A total of 38 per cent of respondents in The Scottish Diabetes Survey 2016 said they did not know that both type 1 diabetes and type 2 diabetes can lead to foot ulcers which can result in amputation in the worst-case scenario.
The research, conducted by YouGov, also revealed that only 59.1 per cent of those with type 1 diabetes had their feet inspected in the last 15 months, which rose to 73.2 per cent of those with type 2 diabetes.
Linda McGlyn, a regional engagement manager at Diabetes Scotland, said: “Diabetes-related amputations can devastate lives. But, with the right support, four out of five amputations can be preventable. That’s why it’s essential that people living with diabetes in Scotland know how to look after their feet, and that they check them daily.

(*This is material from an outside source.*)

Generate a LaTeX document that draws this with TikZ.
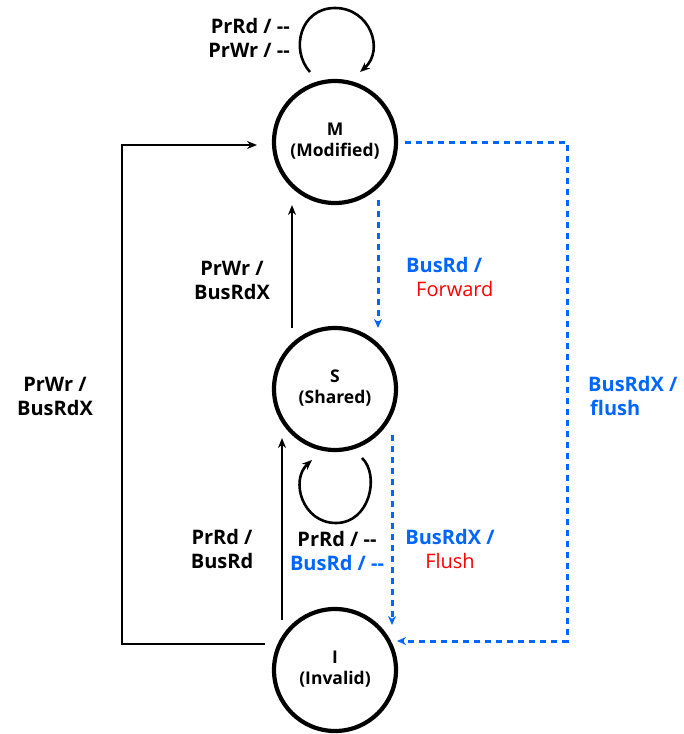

“It’s also crucial that people know to seek urgent medical attention if they notice any problems with their feet, a matter of hours can make the difference between losing and keeping a limb.”
Keeping good control of blood glucose levels is pivotal in preventing the risk of a foot ulcer developing, while smoking, high blood pressure and high cholesterol are also markers for increased foot ulcer risk. Eating healthily and getting regular, suitable exercise will help to improve your diabetes management and the health of your feet.
Moreover, checking your feet regularly can help you identify any early signs of damage, which is particularly important if you also experience poor blood circulation or diabetic neuropathy.
McGlynn added that attending annual foot checks is vital to prevent any signs of damage escalating into something more serious. She said: “These checks are vital in assessing foot health, recognising the potential for problems and reducing the risk of foot ulcers.”